Sunday, March 29, 2020

What's in the CARES Act? Part One - Individual Tax Provisions

On Friday, March 27, 2020, the President signed into law H.R. 748, the Coronavirus Aid, Relief, and Economic Security (“CARES”) Act. The CARES Act contains a number of relief provisions—including tax provisions—designed to sustain Americans during the COVID-19 health and economic crisis. The law is complex, but this post provides an overview of key individual tax provisions included in the law. Future posts will detail the business tax provisions, as well as special provisions impacting rural America.

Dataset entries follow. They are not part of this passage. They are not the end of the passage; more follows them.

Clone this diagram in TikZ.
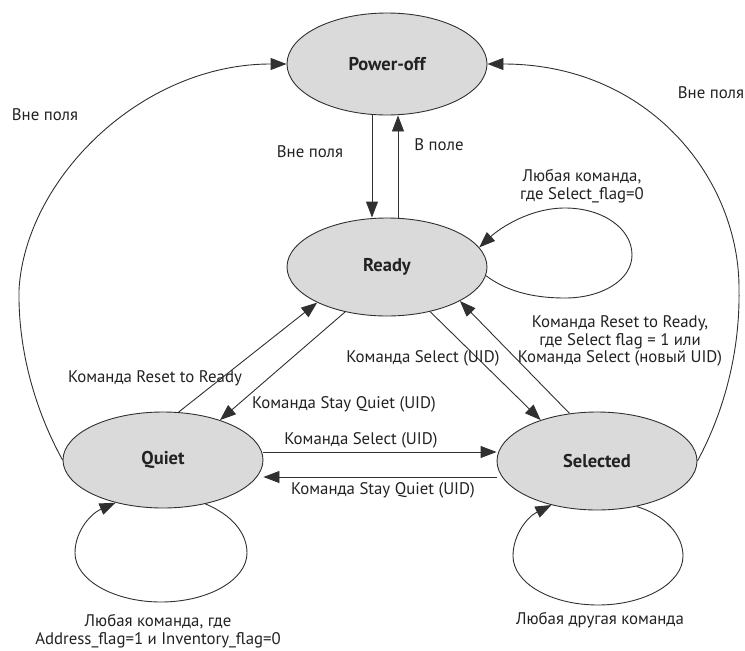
\documentclass[tikz,border=0pt]{standalone}
\usepackage{fontspec}
\setmainfont{PT Sans}
\usetikzlibrary{shapes.geometric,arrows.meta}
\definecolor{statefill}{HTML}{DADADA}
\definecolor{linec}{HTML}{303030}
\definecolor{textc}{HTML}{222222}
\begin{document}
\begin{tikzpicture}[x=1pt,y=-1pt,
  state/.style={ellipse, draw=linec, fill=statefill, line width=0.9pt, minimum width=200pt, minimum height=98pt, inner sep=0pt, font=\fontsize{18.5}{21}\selectfont\bfseries, text=textc},
  arr/.style={draw=linec, line width=0.9pt, -{Triangle[length=16pt,width=12pt]}},
  lbl/.style={font=\fontsize{16.8}{17.5}\selectfont, text=textc, inner sep=0pt, align=center}
]
\useasboundingbox (0,0) rectangle (745,651);
\node[state, minimum height=102pt] (P) at (387,64) {Power-off};
\node[state] (R) at (387,267) {Ready};
\node[state, minimum height=96pt] (Q) at (163,460) {Quiet};
\node[state] (S) at (597,461) {Selected};

% Power-off <-> Ready
\draw[arr] (P.south -| 372,0) -- (R.north -| 372,0);
\draw[arr] (R.north -| 398,0) -- (P.south -| 398,0);

% out of field curves
\draw[arr] (Q.west) .. controls (35,410) and (18,350) .. (19,290)
  .. controls (25,180) and (140,64) .. (P.west);
\draw[arr] (S.east) .. controls (725,410) and (740,350) .. (739,290)
  .. controls (740,180) and (650,64) .. (P.east);

% Ready self loop
\draw[arr] (R.-5) .. controls (505,290) and (530,298) .. (565,298)
  .. controls (602,298) and (632,280) .. (632,255)
  .. controls (632,228) and (602,208) .. (565,208)
  .. controls (530,208) and (500,228) .. (R.12);

% diagonals
\draw[arr] (Q.72.5) -- (R.207.5);
\draw[arr] (R.227) -- (Q.35.4);
\draw[arr] (R.314) -- (S.144.4);
\draw[arr] (S.120.8) -- (R.335.8);

% horizontals
\draw[arr] (Q.east |- 0,452) -- (S.west |- 0,452);
\draw[arr] (S.west |- 0,477) -- (Q.east |- 0,477);

% Quiet self loop
\draw[arr] (Q.314) .. controls (232,515) and (247,533) .. (247,553)
  .. controls (247,580) and (208,602) .. (161,602)
  .. controls (114,602) and (75,580) .. (75,553)
  .. controls (75,530) and (92,513) .. (Q.222);

% Selected self loop
\draw[arr] (S.311) .. controls (665,515) and (683,535) .. (683,556)
  .. controls (683,583) and (645,605) .. (598,605)
  .. controls (551,605) and (513,583) .. (513,556)
  .. controls (513,535) and (527,517) .. (S.224);

% labels
\node[lbl] (t1) at (45,115) {Вне поля};
\node[lbl] (t2) at (711,93) {Вне поля};
\node[lbl] (t3) at (310,152) {Вне поля};
\node[lbl] (t4) at (439,145) {В поле};
\node[lbl] (t5) at (582,186) {Любая команда,\\где Select\_flag=0};
\node[lbl] (t6) at (155,378) {Команда Reset to Ready};
\node[lbl] (t7) at (344,404) {Команда Stay Quiet (UID)};
\node[lbl] (t8) at (423,358) {Команда Select (UID)};
\node[lbl] (t9) at (620,341) {Команда Reset to Ready,\\где Select flag = 1 или\\Команда Select (новый UID)};
\node[lbl] (t10) at (361,440) {Команда Select (UID)};
\node[lbl] (t11) at (383,490) {Команда Stay Quiet (UID)};
\node[lbl] (t12) at (158,631) {Любая команда, где\\Address\_flag=1 и Inventory\_flag=0};
\node[lbl] (t13) at (600,620) {Любая другая команда};
\end{tikzpicture}
\end{document}
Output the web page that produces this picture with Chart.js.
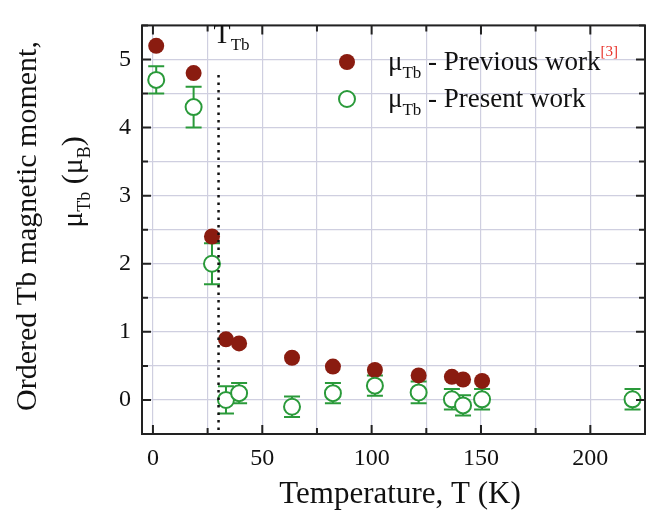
<!DOCTYPE html>
<html>
<head>
<meta charset="utf-8">
<script src="https://cdn.jsdelivr.net/npm/chart.js@4.4.0/dist/chart.umd.min.js"></script>
<style>
html, body { margin: 0; padding: 0; background: #ffffff; }
#wrap { width: 655px; height: 517px; }
</style>
</head>
<body>
<div id="wrap"><canvas id="chart"></canvas></div>
<script>
// previous work (filled)
const prev_T  = [1.5, 18.6, 27, 33.4, 39.4, 63.6, 82.3, 101.5, 121.5, 136.7, 141.8, 150.5];
const prev_mu = [5.2, 4.8, 2.4, 0.89, 0.83, 0.62, 0.49, 0.44, 0.36, 0.34, 0.30, 0.28];

// present work (open) with error bars
const pres_T   = [1.5, 18.6, 27, 33.4, 39.4, 63.6, 82.3, 101.5, 121.5, 136.7, 141.8, 150.5, 219.3];
const pres_mu  = [4.7, 4.3, 2.0, 0.0, 0.1, -0.1, 0.1, 0.21, 0.11, 0.01, -0.08, 0.01, 0.01];
const pres_err = [0.2, 0.3, 0.3, 0.2, 0.15, 0.15, 0.15, 0.15, 0.16, 0.15, 0.15, 0.15, 0.15];

// T_Tb marker line
const t_tb = 30;
const t_tb_line_mu = [4.77, -0.5];

const x_range = [-5, 225];
const y_range = [-0.5, 5.5];

const red = "#8a1c10";
const green = "#2a9a3a";
const serif = "'Liberation Serif', 'DejaVu Serif', serif";

function draw_rich(ctx, parts, x, y)
{
    // parts: [text, size, dy, color]
    let cx = x;
    for (const p of parts)
    {
        ctx.font = p[1] + "px " + serif;
        ctx.fillStyle = p[3] || "#111111";
        ctx.fillText(p[0], cx, y + (p[2] || 0));
        cx += ctx.measureText(p[0]).width;
    }
    return cx - x;
}

function rich_width(ctx, parts)
{
    let w = 0;
    for (const p of parts)
    {
        ctx.font = p[1] + "px " + serif;
        w += ctx.measureText(p[0]).width;
    }
    return w;
}

const extras =
{
    id: "extras",
    beforeDatasetsDraw(chart)
    {
        const ctx = chart.ctx, xs = chart.scales.x, ys = chart.scales.y;
        ctx.save();
        ctx.strokeStyle = green;
        ctx.lineWidth = 2;
        for (let i = 0; i < pres_T.length; i++)
        {
            const px = xs.getPixelForValue(pres_T[i]);
            const top = ys.getPixelForValue(pres_mu[i] + pres_err[i]);
            const bot = ys.getPixelForValue(pres_mu[i] - pres_err[i]);
            ctx.beginPath();
            ctx.moveTo(px, top); ctx.lineTo(px, bot);
            ctx.moveTo(px - 8, top); ctx.lineTo(px + 8, top);
            ctx.moveTo(px - 8, bot); ctx.lineTo(px + 8, bot);
            ctx.stroke();
        }
        ctx.restore();
    },
    afterDraw(chart)
    {
        const ctx = chart.ctx, xs = chart.scales.x, ys = chart.scales.y;
        const a = chart.chartArea;
        ctx.save();

        // frame
        ctx.strokeStyle = "#222222";
        ctx.lineWidth = 2;
        ctx.strokeRect(a.left, a.top, a.right - a.left, a.bottom - a.top);

        // inward ticks
        ctx.beginPath();
        for (let v = 0; v <= 225; v += 25)
        {
            const px = xs.getPixelForValue(v);
            const len = v % 50 === 0 ? 9 : 6;
            ctx.moveTo(px, a.bottom); ctx.lineTo(px, a.bottom - len);
            ctx.moveTo(px, a.top); ctx.lineTo(px, a.top + len);
        }
        for (let v = -0.5; v <= 5.5; v += 0.5)
        {
            const py = ys.getPixelForValue(v);
            const len = Number.isInteger(v) ? 9 : 6;
            ctx.moveTo(a.left, py); ctx.lineTo(a.left + len, py);
            ctx.moveTo(a.right, py); ctx.lineTo(a.right - len, py);
        }
        ctx.stroke();

        ctx.textBaseline = "alphabetic";
        ctx.textAlign = "left";

        // x title
        ctx.font = "31px " + serif;
        ctx.fillStyle = "#111111";
        ctx.textAlign = "center";
        ctx.fillText("Temperature, T (K)", 400, 503);
        ctx.textAlign = "left";

        // y title
        ctx.save();
        ctx.translate(36, 226);
        ctx.rotate(-Math.PI / 2);
        ctx.font = "30px " + serif;
        ctx.textAlign = "center";
        ctx.fillText("Ordered Tb magnetic moment,", 0, 0);
        ctx.restore();

        ctx.save();
        ctx.translate(82, 182);
        ctx.rotate(-Math.PI / 2);
        const l2 = [["\u03bc", 30, 0], ["Tb", 18, 8], [" (\u03bc", 30, 0], ["B", 18, 8], [")", 30, 0]];
        draw_rich(ctx, l2, -rich_width(ctx, l2) / 2, 0);
        ctx.restore();

        // T_Tb label
        draw_rich(ctx, [["T", 28, 0], ["Tb", 17, 7]], xs.getPixelForValue(t_tb) - 5, 43);

        // legend
        ctx.beginPath();
        ctx.arc(347, 62, 8, 0, Math.PI * 2);
        ctx.fillStyle = red;
        ctx.fill();
        ctx.beginPath();
        ctx.arc(347, 99, 8, 0, Math.PI * 2);
        ctx.fillStyle = "#ffffff";
        ctx.fill();
        ctx.strokeStyle = green;
        ctx.lineWidth = 2;
        ctx.stroke();

        draw_rich(ctx, [["\u03bc", 27, 0], ["Tb", 17, 8], [" - Previous work", 27, 0], ["[3]", 15, -14, "#e8322a"]], 388, 70);
        draw_rich(ctx, [["\u03bc", 27, 0], ["Tb", 17, 8], [" - Present work", 27, 0]], 388, 107);

        ctx.restore();
    }
};

const data =
{
    datasets:
        [
            {
                type: "line",
                label: "T_Tb",
                data: t_tb_line_mu.map(v => ({ x: t_tb, y: v })),
                borderColor: "#111111",
                borderWidth: 2.5,
                borderDash: [2.5, 5],
                pointRadius: 0,
                fill: false
            },
            {
                type: "scatter",
                label: "Present work",
                data: pres_T.map((t, i) => ({ x: t, y: pres_mu[i] })),
                pointStyle: "circle",
                pointRadius: 8,
                pointBackgroundColor: "#ffffff",
                pointBorderColor: green,
                pointBorderWidth: 2
            },
            {
                type: "scatter",
                label: "Previous work",
                data: prev_T.map((t, i) => ({ x: t, y: prev_mu[i] })),
                pointStyle: "circle",
                pointRadius: 8,
                pointBackgroundColor: red,
                pointBorderColor: red,
                pointBorderWidth: 0
            }
        ]
};

const config =
{
    data,
    options:
    {
        responsive: true,
        maintainAspectRatio: false,
        animation: false,
        layout:
        {
            padding: { top: 6, right: 7, left: 0, bottom: 0 }
        },
        scales:
        {
            x:
            {
                type: "linear",
                min: x_range[0],
                max: x_range[1],
                afterFit: s => { s.height = 83; },
                grid: { color: "#cfcfe0", lineWidth: 1.2, drawTicks: false },
                border: { display: false },
                ticks:
                {
                    stepSize: 25,
                    includeBounds: false,
                    autoSkip: false,
                    maxRotation: 0,
                    padding: 10,
                    color: "#111111",
                    font: { family: serif, size: 24 },
                    callback: v => (v % 50 === 0 ? String(v) : "")
                }
            },
            y:
            {
                type: "linear",
                min: y_range[0],
                max: y_range[1],
                afterFit: s => { s.width = 142; },
                grid: { color: "#cfcfe0", lineWidth: 1.2, drawTicks: false },
                border: { display: false },
                ticks:
                {
                    stepSize: 0.5,
                    includeBounds: false,
                    autoSkip: false,
                    padding: 11,
                    color: "#111111",
                    font: { family: serif, size: 24 },
                    callback: v => (Number.isInteger(v) ? String(v) : "")
                }
            }
        },
        plugins:
        {
            legend: { display: false },
            tooltip: { enabled: false }
        }
    },
    plugins: [extras]
};

new Chart(document.getElementById("chart"), config);
</script>
</body>
</html>
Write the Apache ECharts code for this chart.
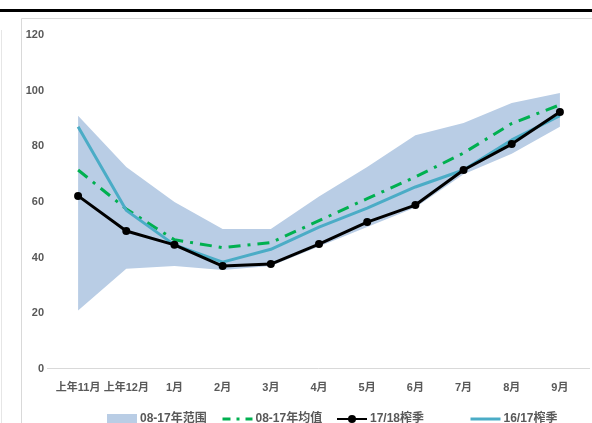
<!DOCTYPE html>
<html><head><meta charset="utf-8">
<script src="https://cdn.jsdelivr.net/npm/echarts@6/dist/echarts.min.js"></script>
<style>html,body{margin:0;padding:0;background:#fff}#c{width:592px;height:423px}</style>
</head><body><div id="c"></div>
<script>
const categories = ['上年11月','上年12月','1月','2月','3月','4月','5月','6月','7月','8月','9月'];
const rangeLow  = [21, 36, 37, 35.6, 37, 44, 51, 58, 70, 77.3, 87];
const rangeHigh = [91, 72.6, 60, 50.3, 50.3, 62, 72.6, 84, 88.4, 95.6, 99.2];
const mean0817  = [71.5, 57.5, 46.4, 43.6, 45.4, 53.3, 61.2, 69, 77.6, 88.2, 94.9];
const s1718     = [62.2, 49.6, 44.6, 37, 37.7, 44.9, 52.8, 58.9, 71.5, 80.8, 92.3];
const s1617     = [87, 57, 44.6, 38.4, 43, 51, 57.8, 65.4, 71.5, 82.3, 91];
const yTicks    = [0, 20, 40, 60, 80, 100, 120];
const legendNames = ['08-17年范围', '08-17年均值', '17/18榨季', '16/17榨季'];

const rangeDiff = rangeHigh.map((v, i) => +(v - rangeLow[i]).toFixed(2));
const FONT = '"Liberation Sans Narrow","Arial Narrow","Liberation Sans","Noto Sans CJK SC",sans-serif';
const TXT = {fontFamily: FONT, fontWeight: 'bold', fontSize: 11, color: '#595959'};
const CLEAR = {color: 'rgba(0,0,0,0)', borderWidth: 0};

function leg(i, left, item) {
  return {
    data: [Object.assign({name: legendNames[i]}, item)],
    top: 408, left: left,
    itemWidth: 30, itemHeight: 10, itemGap: 0,
    selectedMode: false,
    textStyle: Object.assign({}, TXT, {fontSize: 12, padding: [0, 0, 0, -2]})
  };
}

const chart = echarts.init(document.getElementById('c'), null, {renderer: 'canvas'});
chart.setOption({
  animation: false,
  backgroundColor: '#fff',
  graphic: [
    {type: 'rect', shape: {x: 0, y: 9, width: 592, height: 3}, style: {fill: '#000'}, silent: true},
    {type: 'rect', shape: {x: 21.5, y: 18.5, width: 600, height: 420}, style: {fill: 'none', stroke: '#d9d9d9', lineWidth: 1}, silent: true},
    {type: 'line', shape: {x1: 1.5, y1: 30, x2: 1.5, y2: 423}, style: {stroke: '#e6e6e6', lineWidth: 1}, silent: true},
    {type: 'line', shape: {x1: 47, y1: 368.5, x2: 590, y2: 368.5}, style: {stroke: '#d9d9d9', lineWidth: 1}, silent: true, z: 0}
  ],
  legend: [
    leg(0, 102, {icon: 'rect', itemStyle: {color: '#b9cde5'}}),
    leg(1, 216, {itemStyle: CLEAR, lineStyle: {color: '#00b050', width: 3, type: [8, 6, 3, 6]}}),
    leg(2, 331, {}),
    leg(3, 464, {itemStyle: CLEAR, lineStyle: {color: '#4bacc6', width: 3}})
  ],
  grid: {left: 54, right: 8, top: 35, bottom: 54},
  xAxis: {
    type: 'category',
    data: categories,
    boundaryGap: true,
    axisLine: {show: false},
    axisTick: {show: false},
    axisLabel: Object.assign({}, TXT, {interval: 0, margin: 13})
  },
  yAxis: {
    type: 'value',
    min: yTicks[0],
    max: yTicks[yTicks.length - 1],
    interval: 20,
    axisLine: {show: false},
    axisTick: {show: false},
    splitLine: {show: false},
    axisLabel: Object.assign({}, TXT, {margin: 10})
  },
  series: [
    {name: 'low', type: 'line', stack: 'band', data: rangeLow, symbol: 'none',
     lineStyle: {opacity: 0}, silent: true, z: 1},
    {name: legendNames[0], type: 'line', stack: 'band', data: rangeDiff, symbol: 'none',
     lineStyle: {opacity: 0, width: 0}, itemStyle: {color: '#b9cde5'},
     areaStyle: {color: '#b9cde5', opacity: 1}, z: 1},
    {name: legendNames[1], type: 'line', data: mean0817, symbol: 'none',
     itemStyle: {color: '#00b050'},
     lineStyle: {color: '#00b050', width: 3, type: [12, 7, 3, 7]}, z: 3},
    {name: legendNames[3], type: 'line', data: s1617, symbol: 'none',
     itemStyle: {color: '#4bacc6'},
     lineStyle: {color: '#4bacc6', width: 3}, z: 4},
    {name: legendNames[2], type: 'line', data: s1718, symbol: 'circle', symbolSize: 8,
     itemStyle: {color: '#000'},
     lineStyle: {color: '#000', width: 3}, z: 5}
  ]
});
</script>
</body></html>
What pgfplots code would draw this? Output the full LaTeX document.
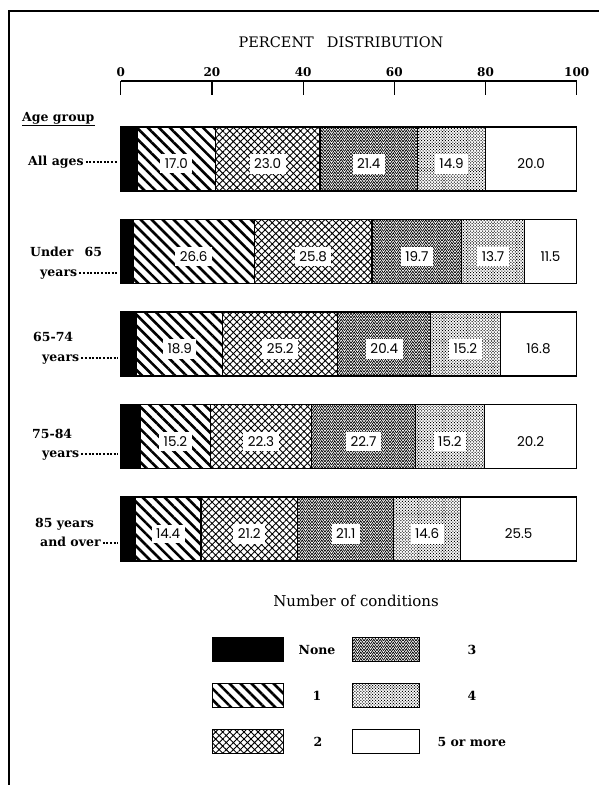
\documentclass[border=0pt]{standalone}
\usepackage{fontspec}
\setmainfont{DejaVu Serif}
\newfontfamily\numfont{Poppins}
\usepackage{pgfplots}
\pgfplotsset{compat=1.18}
\usetikzlibrary{patterns,patterns.meta}

\pgfdeclarepattern{
  name=zigzag,
  type=uncolored,
  bottom left={\pgfpoint{-1pt}{-1pt}},
  top right={\pgfpoint{8pt}{7pt}},
  tile size={\pgfpoint{6.5pt}{3.2pt}},
  code={
    \pgfsetlinewidth{0.75pt}
    \pgfpathmoveto{\pgfpoint{0pt}{0pt}}
    \pgfpathlineto{\pgfpoint{3.25pt}{5pt}}
    \pgfpathlineto{\pgfpoint{6.5pt}{0pt}}
    \pgfusepath{stroke}
  }
}

\tikzset{
  p1/.style={pattern={Lines[angle=-45,distance=7.8pt,line width=2.6pt]}},
  p2/.style={pattern={Hatch[angle=45,distance=5pt,line width=0.9pt]}},
  p3/.style={pattern=zigzag},
  p4/.style={pattern={Dots[angle=45,distance=2.1pt,radius=0.72pt]}},
}

\pgfplotsset{
  vlab/.style={
    nodes near coords={\pgfmathprintnumber[fixed,fixed zerofill,precision=1]{\pgfplotspointmeta}},
    point meta=rawx,
    nodes near coords style={anchor=center, yshift=-5pt,
      fill=white, text=black, inner xsep=4.5pt, inner ysep=4.5pt, font=\numfont\fontsize{13.5}{15}\selectfont},
  },
}

\begin{document}
\begin{tikzpicture}[x=1pt,y=1pt]
\begin{axis}[
  at={(120.7pt,200pt)}, anchor=south west,
  x=4.56pt, y=1pt,
  xmin=0, xmax=100, ymin=200, ymax=704,
  xbar stacked, bar width=64pt,
  axis x line*=top, axis y line=none,
  x axis line style={-, line width=1.2pt},
  xtick={0,20,40,60,80,100},
  tick align=inside, major tick length=14pt,
  every tick/.style={black, line width=1.2pt},
  xticklabel style={font=\bfseries\fontsize{12}{14}\selectfont, yshift=1pt},
  /pgf/number format/assume math mode=true,
  clip=false,
  every axis plot/.append style={draw=black, line width=1.1pt},
]
\addplot[fill=black] coordinates {(3.7,626) (2.7,533.5) (3.5,441) (4.4,348.5) (3.2,256)};
\addplot[p1, vlab] coordinates {(17.0,626) (26.6,533.5) (18.9,441) (15.2,348.5) (14.4,256)};
\addplot[p2, vlab] coordinates {(23.0,626) (25.8,533.5) (25.2,441) (22.3,348.5) (21.2,256)};
\addplot[p3, vlab] coordinates {(21.4,626) (19.7,533.5) (20.4,441) (22.7,348.5) (21.1,256)};
\addplot[p4, vlab] coordinates {(14.9,626) (13.7,533.5) (15.2,441) (15.2,348.5) (14.6,256)};
\addplot[fill=white, vlab] coordinates {(20.0,626) (11.5,533.5) (16.8,441) (20.2,348.5) (25.5,256)};
\end{axis}

% frame
\draw[line width=1.5pt] (9,0) -- (9,774) -- (599,774);

% title
\node[font=\fontsize{14.5}{16}\selectfont] at (341,743) {PERCENT\hspace{0.9em}DISTRIBUTION};

% left labels
\tikzset{lab/.style={font=\bfseries\fontsize{12.5}{14}\selectfont, anchor=base west, inner sep=0pt},
         lead/.style={line width=2pt, dash pattern=on 2pt off 1.6pt}}
\node[lab] (ag) at (22,663) {Age group};
\draw[line width=0.8pt] (22,660) -- (ag.east |- 0,660);

\node[lab] (a1) at (28,619) {All ages};
\draw[lead] ([xshift=2pt]a1.base east) ++(0,3.5) -- (118,622.5);

\node[lab] at (30,528) {Under\hspace{0.9em}65};
\node[lab] (a2) at (40,508) {years};
\draw[lead] ([xshift=2pt]a2.base east) ++(0,3.5) -- (118,511.5);

\node[lab] at (33,443) {65-74};
\node[lab] (a3) at (42,423) {years};
\draw[lead] ([xshift=2pt]a3.base east) ++(0,3.5) -- (118,426.5);

\node[lab] at (32,346) {75-84};
\node[lab] (a4) at (42,327) {years};
\draw[lead] ([xshift=2pt]a4.base east) ++(0,3.5) -- (118,330.5);

\node[lab] at (35,257) {85 years};
\node[lab] (a5) at (40,238) {and over};
\draw[lead] ([xshift=2pt]a5.base east) ++(0,3.5) -- (118,241.5);

% legend
\node[font=\fontsize{15}{17}\selectfont] at (356,184) {Number of conditions};
\draw[line width=1pt, fill=black] (212,123) rectangle (283,147);
\draw[line width=1pt, p1] (212,77) rectangle (283,101);
\draw[line width=1pt, p2] (212,31) rectangle (283,55);
\draw[line width=1pt, p3] (352,123) rectangle (419,147);
\draw[line width=1pt, p4] (352,77) rectangle (419,101);
\draw[line width=1pt, fill=white] (352,31) rectangle (419,55);
\tikzset{ll/.style={font=\bfseries\fontsize{12.5}{14}\selectfont}}
\node[ll] at (317,135) {None};
\node[ll] at (317,89) {1};
\node[ll] at (318,43) {2};
\node[ll] at (472,135) {3};
\node[ll] at (472,89) {4};
\node[ll, anchor=west] at (434,43) {5 or more};

\pgfresetboundingbox
\useasboundingbox (0,0) rectangle (599,785);
\end{tikzpicture}
\end{document}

Rebates for Individuals (§ 2201)

The most wide-reaching provision in the law provides “2020 recovery rebates for individuals.” These rebates, which are characterized as credits against 2020 taxable income, will be issued in the amount of $1,200 for “eligible individuals” or $2,400 for “eligible individuals” filing a joint return.  In addition, “eligible individuals” will receive $500 for each “qualifying child,” as defined by IRC § 24(c), for purposes of the child tax credit. This generally includes dependent children under the age of 17 for whom the individual has a social security number.
“Eligible individuals” include “any individual” except for:
  • Nonresident alien individuals
  • Individuals who can be considered a dependent of another individual
  • An Estate or Trust

AGI Phaseout

The amount of the recovery rebate credit is reduced by five percent of the amount by which a taxpayer’s adjusted gross income exceeds $150,000 for joint return filers, $112,500 for those filing head of household, or $75,000 for other taxpayers.
The recovery rebate is to be “treated as allowed” as a refundable tax credit.
Note: Although called a “credit against 2020 taxable income,” recovery rebate credits are wholly refundable credits for which no taxable income is required.